By Frank Blechman
If it were not so serious, we could laugh about it. As we approach the Republican nominating convention this week, Republican candidates for governor here in Virginia have recently accused each other of sponsoring negative campaign ads through shadowy “dark money” from unknown groups outside of the state. They decry the lies, the distortions, the character assassinations. They imply–and sometimes directly say–that money corrupts. Oh, the horror.
It would be funny because many of those same folks applauded shadowy outside negative campaign ads aimed against Democrats, and strongly defended legal loopholes that allowed these groups to avoid disclosing their funders.
It is serious because anonymous negative ads do interfere with voters’ ability to make well-informed decisions about candidates for important public offices. We can debate if money always corrupts, but there is no argument that it always distorts the public conversation.
Yet every time this debate surfaces, pundits and critics say that regulating or limiting political contributions is terribly complicated, raising questions of free speech and the bias in fact-checking.
To help us all understand this issue, I convened a conversation last month among four people (whose identities are disguised and whose names are changed to pseudonyms to protect their identities), all of whom are savvy in the ways of the world. I asked each to comment on the current controversies about money, politics, and corruption.
Tony from Jersey: Ha! It’s all just tawk. The real value of money in politics is that it can buy silence. Everybody has somebody who doesn’t like him (or her) and wants to be a big shot by flapping their mouth. But, with a little persuasion, they can keep it to themselves.
Nashville Slim: Can’t argue with that, Tony. But I have to say, I think money buys confidence. When I have a big roll in my pocket, I know that I can get what I need; people, tools, whatever. I know that I’m not going to be caught with my pants down, so to speak. Whatever happens, I can deal with it.
Frank Fairfax: Gentlemen. Here in Virginia we don’t ever talk about politics that way. We prefer to go by the honor system. We say that candidates can take any money they want, but that it has to be reported and published so the voters can make an informed choice, knowing where campaign support is coming from. We recognize that Virginia is a big diverse state and it costs something, especially for statewide candidates, to get around. We just want good clean elections.
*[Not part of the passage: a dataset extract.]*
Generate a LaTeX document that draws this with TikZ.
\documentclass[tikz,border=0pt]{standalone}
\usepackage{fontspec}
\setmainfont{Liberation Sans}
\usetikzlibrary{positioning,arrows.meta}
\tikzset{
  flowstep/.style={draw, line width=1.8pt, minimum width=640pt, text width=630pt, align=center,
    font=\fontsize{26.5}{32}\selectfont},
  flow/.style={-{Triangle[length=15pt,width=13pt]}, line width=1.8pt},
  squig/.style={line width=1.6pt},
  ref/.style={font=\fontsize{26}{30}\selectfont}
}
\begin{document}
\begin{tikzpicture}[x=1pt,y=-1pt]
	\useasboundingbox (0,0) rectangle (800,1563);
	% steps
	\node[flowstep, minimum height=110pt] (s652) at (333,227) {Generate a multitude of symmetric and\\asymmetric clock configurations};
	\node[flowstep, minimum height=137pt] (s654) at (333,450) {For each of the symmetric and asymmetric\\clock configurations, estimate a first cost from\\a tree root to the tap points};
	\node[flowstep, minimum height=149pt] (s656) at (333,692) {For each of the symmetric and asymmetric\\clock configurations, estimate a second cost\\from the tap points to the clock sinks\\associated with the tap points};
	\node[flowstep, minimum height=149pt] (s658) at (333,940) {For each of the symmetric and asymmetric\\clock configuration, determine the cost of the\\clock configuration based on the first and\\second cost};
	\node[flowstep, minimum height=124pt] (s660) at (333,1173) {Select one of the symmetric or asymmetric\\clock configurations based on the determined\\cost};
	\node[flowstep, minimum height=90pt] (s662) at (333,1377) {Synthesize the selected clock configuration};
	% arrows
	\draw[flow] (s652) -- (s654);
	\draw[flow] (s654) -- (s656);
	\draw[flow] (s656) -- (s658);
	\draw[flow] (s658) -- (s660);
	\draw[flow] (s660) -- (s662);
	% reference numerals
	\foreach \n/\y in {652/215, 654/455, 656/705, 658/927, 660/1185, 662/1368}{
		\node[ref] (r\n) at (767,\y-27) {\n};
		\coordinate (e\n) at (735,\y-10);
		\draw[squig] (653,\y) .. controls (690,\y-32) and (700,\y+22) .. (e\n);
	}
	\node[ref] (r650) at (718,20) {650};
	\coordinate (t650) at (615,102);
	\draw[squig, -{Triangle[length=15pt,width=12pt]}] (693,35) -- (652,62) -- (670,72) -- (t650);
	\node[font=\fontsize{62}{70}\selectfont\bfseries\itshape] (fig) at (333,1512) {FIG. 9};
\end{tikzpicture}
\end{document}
Eddie from Vienna: We know the system today is badly flawed, and can list many ways it is. But it’s like getting rid of organized crime: what are you going to replace it with that will still satisfy the needs of the people? Given our system, sustained for so long in so many different places, to the same effect, who are we to change it on a whim? And who says any replacement system won’t fall to the same desires and challenges? Did legalized lotteries and OTB actually improve anything? People still bet more than they can afford to lose, and schools still run out of funding.
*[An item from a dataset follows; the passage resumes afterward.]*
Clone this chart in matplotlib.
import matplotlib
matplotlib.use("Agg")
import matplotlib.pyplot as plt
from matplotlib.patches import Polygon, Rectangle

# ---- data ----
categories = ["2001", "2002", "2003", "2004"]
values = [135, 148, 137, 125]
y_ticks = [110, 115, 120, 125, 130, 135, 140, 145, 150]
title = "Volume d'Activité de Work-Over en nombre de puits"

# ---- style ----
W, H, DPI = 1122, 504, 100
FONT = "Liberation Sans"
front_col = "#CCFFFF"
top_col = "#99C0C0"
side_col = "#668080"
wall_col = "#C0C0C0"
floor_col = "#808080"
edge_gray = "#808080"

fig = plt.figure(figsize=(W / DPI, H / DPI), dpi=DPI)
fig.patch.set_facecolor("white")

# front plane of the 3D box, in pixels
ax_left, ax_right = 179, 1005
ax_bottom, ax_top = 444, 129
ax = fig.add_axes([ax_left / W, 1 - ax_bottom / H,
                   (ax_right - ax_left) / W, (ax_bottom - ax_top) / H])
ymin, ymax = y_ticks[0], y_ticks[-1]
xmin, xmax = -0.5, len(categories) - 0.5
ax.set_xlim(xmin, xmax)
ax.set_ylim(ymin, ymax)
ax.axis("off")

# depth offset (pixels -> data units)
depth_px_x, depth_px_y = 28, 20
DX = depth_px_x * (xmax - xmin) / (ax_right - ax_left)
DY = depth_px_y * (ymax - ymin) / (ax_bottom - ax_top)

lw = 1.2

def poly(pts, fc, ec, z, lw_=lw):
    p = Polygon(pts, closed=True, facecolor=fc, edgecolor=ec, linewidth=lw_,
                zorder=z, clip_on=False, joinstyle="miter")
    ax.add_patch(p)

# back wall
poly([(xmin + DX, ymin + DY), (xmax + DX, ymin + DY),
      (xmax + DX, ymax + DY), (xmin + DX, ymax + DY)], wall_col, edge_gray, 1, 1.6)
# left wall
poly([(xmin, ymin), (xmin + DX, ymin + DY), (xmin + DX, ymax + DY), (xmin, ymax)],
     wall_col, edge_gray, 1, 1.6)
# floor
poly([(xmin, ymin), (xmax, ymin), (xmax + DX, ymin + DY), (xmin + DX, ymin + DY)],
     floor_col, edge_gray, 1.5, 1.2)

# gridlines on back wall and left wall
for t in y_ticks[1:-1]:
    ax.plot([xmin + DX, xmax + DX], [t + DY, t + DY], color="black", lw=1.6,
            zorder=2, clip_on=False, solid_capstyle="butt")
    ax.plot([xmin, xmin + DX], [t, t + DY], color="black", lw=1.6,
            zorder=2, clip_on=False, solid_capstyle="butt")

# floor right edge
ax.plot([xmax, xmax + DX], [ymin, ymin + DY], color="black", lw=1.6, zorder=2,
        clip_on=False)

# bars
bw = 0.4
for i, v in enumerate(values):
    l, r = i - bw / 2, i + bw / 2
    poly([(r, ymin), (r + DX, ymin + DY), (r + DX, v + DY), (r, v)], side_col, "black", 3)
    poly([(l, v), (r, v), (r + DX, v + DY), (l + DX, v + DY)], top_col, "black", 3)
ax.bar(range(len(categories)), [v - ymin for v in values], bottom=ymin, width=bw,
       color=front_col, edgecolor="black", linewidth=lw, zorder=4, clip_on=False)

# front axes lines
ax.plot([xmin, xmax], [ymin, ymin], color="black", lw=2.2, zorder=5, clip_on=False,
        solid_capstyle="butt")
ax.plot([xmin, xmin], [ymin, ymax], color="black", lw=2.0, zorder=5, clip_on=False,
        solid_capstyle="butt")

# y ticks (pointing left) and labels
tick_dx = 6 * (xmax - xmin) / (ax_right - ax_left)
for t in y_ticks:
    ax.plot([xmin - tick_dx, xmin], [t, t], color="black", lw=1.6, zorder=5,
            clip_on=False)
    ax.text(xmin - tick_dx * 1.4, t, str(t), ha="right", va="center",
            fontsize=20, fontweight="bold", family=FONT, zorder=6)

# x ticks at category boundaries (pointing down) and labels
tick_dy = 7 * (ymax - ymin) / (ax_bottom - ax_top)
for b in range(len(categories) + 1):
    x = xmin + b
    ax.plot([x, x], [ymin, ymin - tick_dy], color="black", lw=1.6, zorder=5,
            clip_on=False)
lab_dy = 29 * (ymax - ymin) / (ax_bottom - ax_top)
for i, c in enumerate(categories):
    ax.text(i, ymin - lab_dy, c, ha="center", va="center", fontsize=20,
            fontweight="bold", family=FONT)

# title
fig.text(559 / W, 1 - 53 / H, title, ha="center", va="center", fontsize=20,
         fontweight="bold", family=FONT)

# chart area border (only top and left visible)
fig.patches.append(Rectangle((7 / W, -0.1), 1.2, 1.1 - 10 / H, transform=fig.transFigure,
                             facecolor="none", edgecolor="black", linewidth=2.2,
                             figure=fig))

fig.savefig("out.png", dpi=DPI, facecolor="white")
You can’t stop somebody who wants to mess around with an election from doing it.
Slim: Very thoughtful sir. Too deep for me. The simple thing here is that you can’t stop somebody who wants to mess around with an election from doing it. I know that. You know that. I don’t have to be Vladimir Putin to buy an ad or put out a rumor that says you’re a skunk, in my opinion.
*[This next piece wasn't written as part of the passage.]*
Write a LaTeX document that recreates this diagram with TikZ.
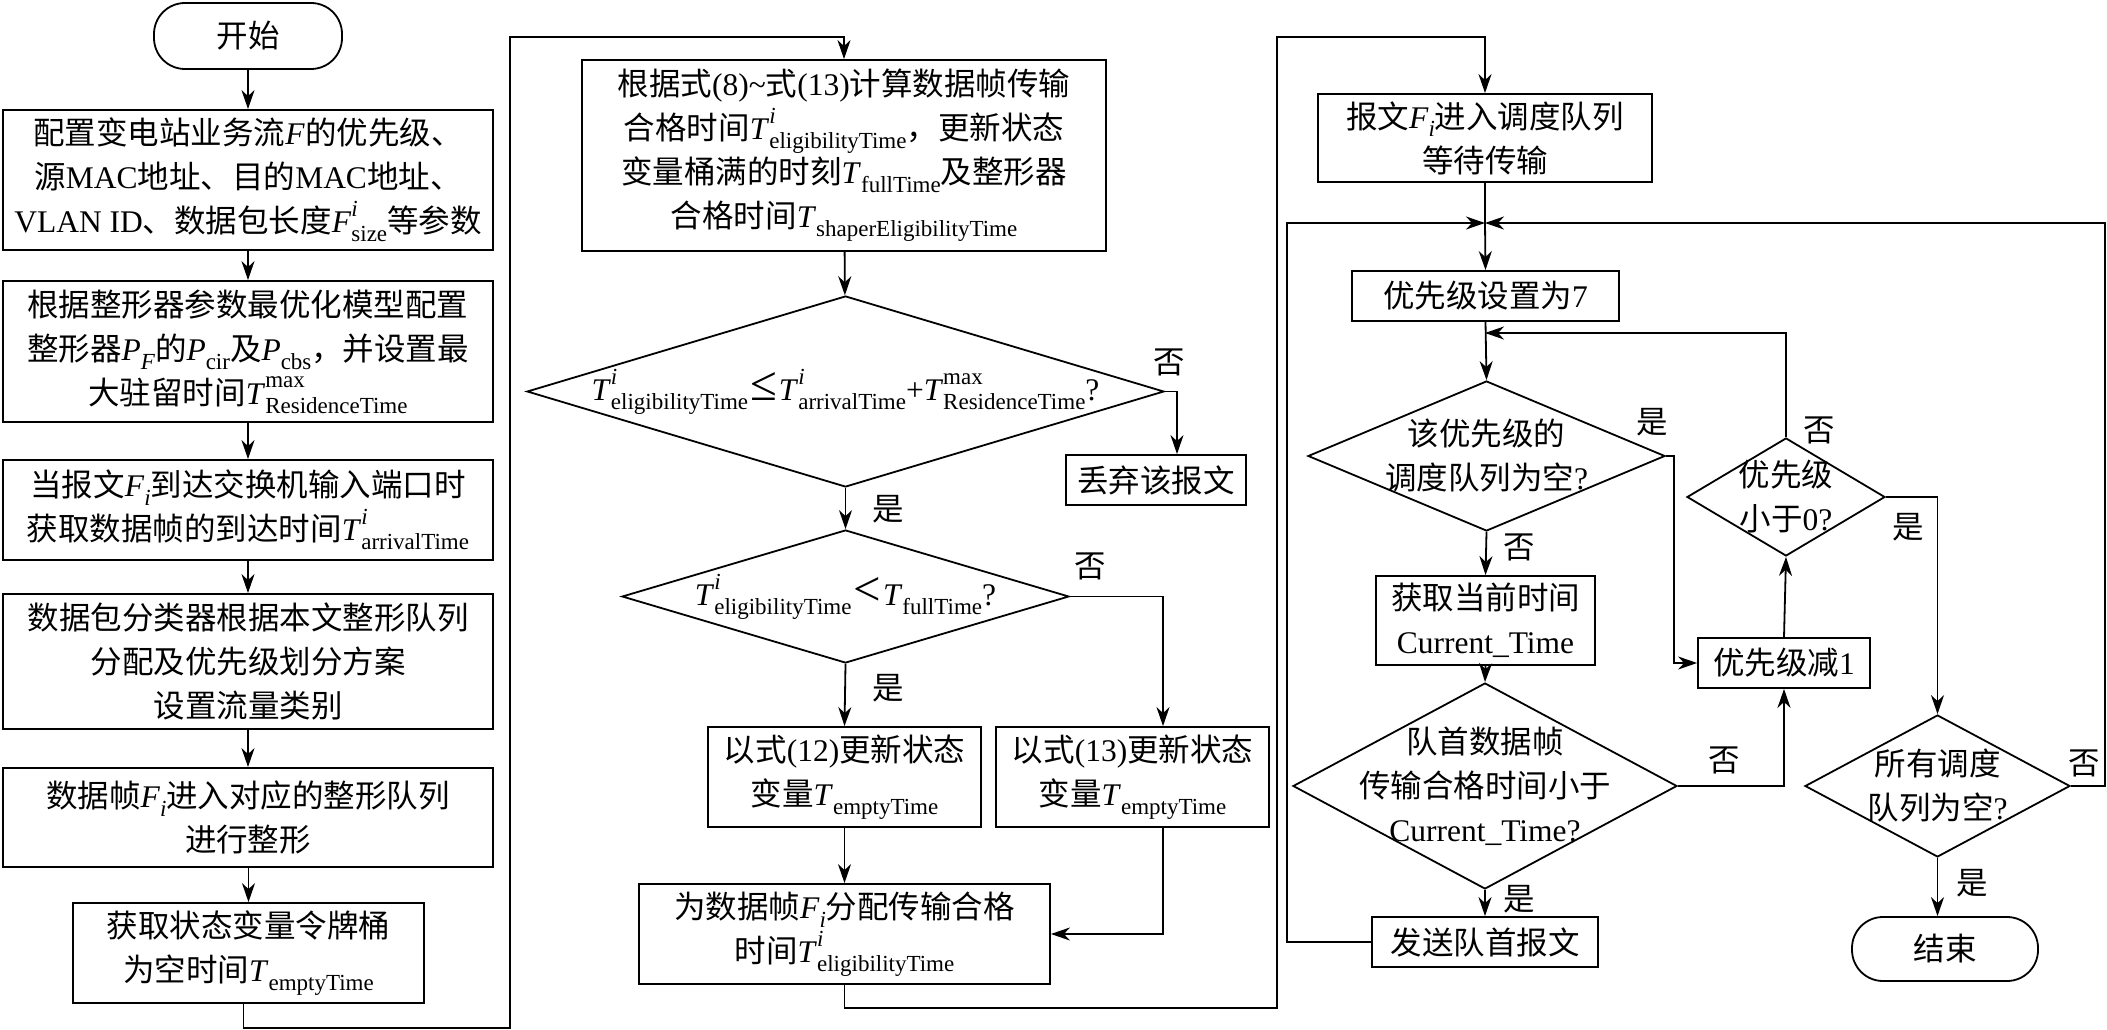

Tony: You make a good point there. Any game can be rigged. But take it from me, you can make it harder to rig a game, and you make it worse to get caught. Right now, in the political game, all the odds are in favor of the rigger.
Eddie: As my Logic Master would say, that argument has rigger!
Frank: So. Transparency is good as a principle, but it is not enough by itself. We need to strengthen state laws to make out-of-state PACs and “independent expenditures” file disclosures with the State Election Department showing who is doing these things and where the money is coming from. And we should create a strong an investigative authority with the power to investigate and prosecute those who don’t comply. We need to encourage more fact checking, particularly by independent media. We need broad voter education about why honest and full disclosures benefit all of us.
Ask why, if the relationship is okay to have, they would ever want to hide it?
Eddie: If voters made laws, perhaps. What we really need is repugnance, loud hissing. We need voters who will turn wrinkled noses up, announce loudly “I think something stinks. Did you step in something?” and then vote against unlovelies funded by the invisibles. (Really: against even lovelies funded by invisibles.) Ask why, if the relationship is okay to have, they would ever want to hide it? I’d like to tell you about my cousin Joey from Joisey, a great guy! He practically raised me! But he’s hoping for a pardon and I don’t want to upset things.
Frank: Thank you all for sharing your thoughts on this important topic.
I hope that this panel discussion is just the beginning of this conversation. I hope that in the weeks and months ahead, this blog will further explore how money and promises of other favors distort our public decision-making processes.